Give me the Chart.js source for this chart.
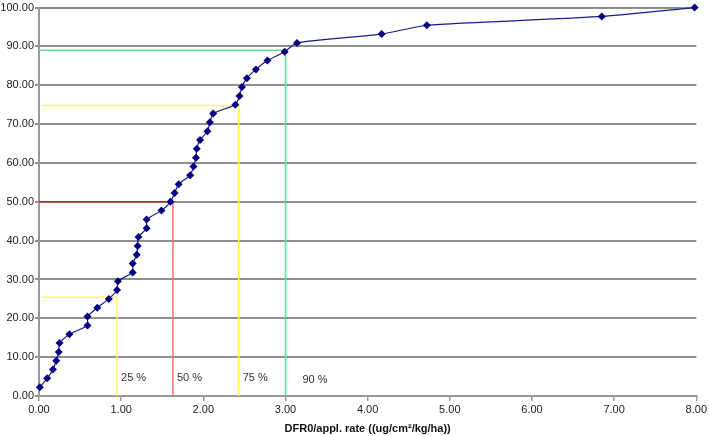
<!DOCTYPE html>
<html>
<head>
<meta charset="utf-8">
<script src="https://cdn.jsdelivr.net/npm/chart.js@4/dist/chart.umd.min.js"></script>
<style>
  html, body { margin: 0; padding: 0; background: #fff; }
  #wrap { width: 709px; height: 436px; }
</style>
</head>
<body>
<div id="wrap"><canvas id="cdf"></canvas></div>
<script>
/* ---------------- DATA ---------------- */
// DFR0 / application rate, sorted
const ratioX = [
  0.01, 0.10, 0.17, 0.21, 0.24, 0.25, 0.37, 0.59, 0.59, 0.71,
  0.85, 0.95, 0.96, 1.14, 1.14, 1.19, 1.20, 1.21, 1.31, 1.31,
  1.49, 1.60, 1.65, 1.70, 1.84, 1.88, 1.91, 1.92, 1.96, 2.05,
  2.08, 2.12, 2.39, 2.44, 2.47, 2.53, 2.64, 2.78, 2.99, 3.14,
  4.17, 4.72, 6.85, 7.98
];
// cumulative percentage
const cumPct = [
  2.27, 4.55, 6.82, 9.09, 11.36, 13.64, 15.91, 18.18, 20.45, 22.73,
  25.00, 27.27, 29.55, 31.82, 34.09, 36.36, 38.64, 40.91, 43.18, 45.45,
  47.73, 50.00, 52.27, 54.55, 56.82, 59.09, 61.36, 63.64, 65.91, 68.18,
  70.45, 72.73, 75.00, 77.27, 79.55, 81.82, 84.09, 86.36, 88.64, 90.91,
  93.18, 95.45, 97.73, 100.00
];

// percentile guide lines
const pctLabels = ["25 %", "50 %", "75 %", "90 %"];
const cutStartX = [0.03, 0, 0.03, 0];
const cutX      = [0.95, 1.63, 2.43, 3.00];
const cutY      = [25.4, 50.0, 74.8, 89.0];

const xTicks = [0, 1, 2, 3, 4, 5, 6, 7, 8];

/* --------------- STYLE ---------------- */
const FONT = "Arial, 'Liberation Sans', sans-serif";
const guideH = ["#ffff55", "#cc2222", "#ffff55", "#66dd99"];
const guideV = ["#ffff55", "#ff6b6b", "#ffff55", "#66dd99"];
const labelDx = [4, 4, 4, 17];
const labelDy = [0, 0, 0, 2];

const mainSet = {
  data: ratioX.map((x, i) => ({ x, y: cumPct[i] })),
  borderColor: "#1a1a8c",
  backgroundColor: "#000080",
  borderWidth: 1.2,
  pointStyle: "rectRot",
  pointRadius: 4,
  pointBorderWidth: 0,
  tension: 0.2,
  clip: false,
  order: 0
};

const guideSets = cutX.map((cx, i) => ({
  data: [{ x: cutStartX[i], y: cutY[i] }, { x: cx, y: cutY[i] }, { x: cx, y: 0 }],
  borderColor: guideH[i],
  borderWidth: 1.5,
  pointRadius: 0,
  tension: 0,
  segment: { borderColor: ctx => ctx.p0DataIndex === 0 ? guideH[i] : guideV[i] },
  order: 1
}));

/* label plugin for the percentile text */
const pctText = {
  id: "pctText",
  afterDatasetsDraw(chart) {
    const { ctx, scales: { x, y } } = chart;
    ctx.save();
    ctx.font = "11px " + FONT;
    ctx.fillStyle = "#333";
    ctx.textBaseline = "middle";
    pctLabels.forEach((t, i) => {
      ctx.fillText(t, x.getPixelForValue(cutX[i]) + labelDx[i], y.getPixelForValue(0) - 18 + labelDy[i]);
    });
    ctx.restore();
  }
};

/* ---------------- CHART --------------- */
new Chart(document.getElementById("cdf"), {
  type: "line",
  data: { datasets: [mainSet, ...guideSets] },
  plugins: [pctText],
  options: {
    responsive: true,
    maintainAspectRatio: false,
    animation: false,
    layout: { padding: { top: 7, right: 10, left: 0, bottom: 0 } },
    plugins: { legend: { display: false }, tooltip: { enabled: false } },
    scales: {
      x: {
        type: "linear",
        min: 0, max: 8,
        afterBuildTicks: s => { s.ticks = xTicks.map(v => ({ value: v })); },
        afterFit: s => { s.height = 40; },
        ticks: { color: "#222", font: { family: FONT, size: 11 }, padding: 2, maxRotation: 0,
                 callback: v => Number(v).toFixed(2) },
        grid: { drawOnChartArea: false, drawTicks: true, tickLength: 5, color: "#999", lineWidth: 1.5 },
        border: { display: true, color: "#999", width: 2 },
        title: { display: true, text: "DFR0/appl. rate ((ug/cm²/kg/ha))",
                 color: "#111", font: { family: FONT, size: 11, weight: "bold" }, padding: { top: 1, bottom: 0 } }
      },
      y: {
        min: 0, max: 100,
        afterFit: s => { s.width = 39; },
        ticks: { stepSize: 10, color: "#222", font: { family: FONT, size: 11 }, padding: 1,
                 callback: v => Number(v).toFixed(2) },
        grid: { color: "#8f8f8f", lineWidth: 2, drawTicks: true, tickLength: 4 },
        border: { display: true, color: "#999", width: 2 }
      }
    }
  }
});
</script>
</body>
</html>
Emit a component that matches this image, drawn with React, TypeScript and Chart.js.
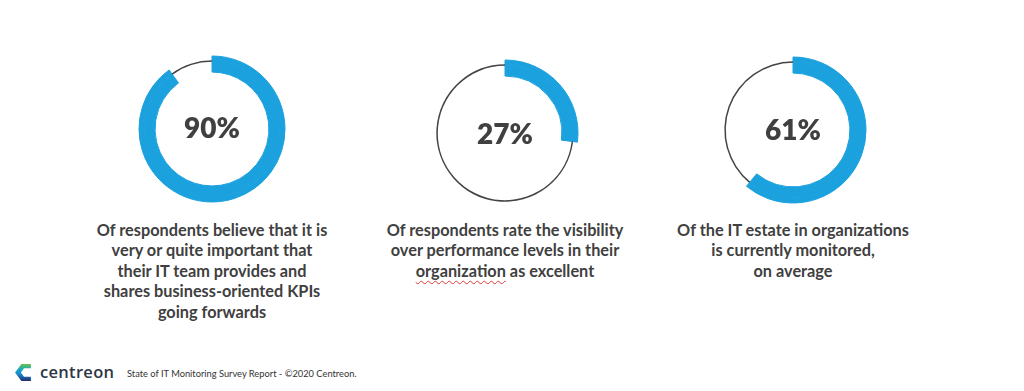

**TASK INSTRUCTIONS:**
Determine the number of lines in the entries above where the string "this" appears. Answer with the number alone.

**WRITTEN ANSWER:**
2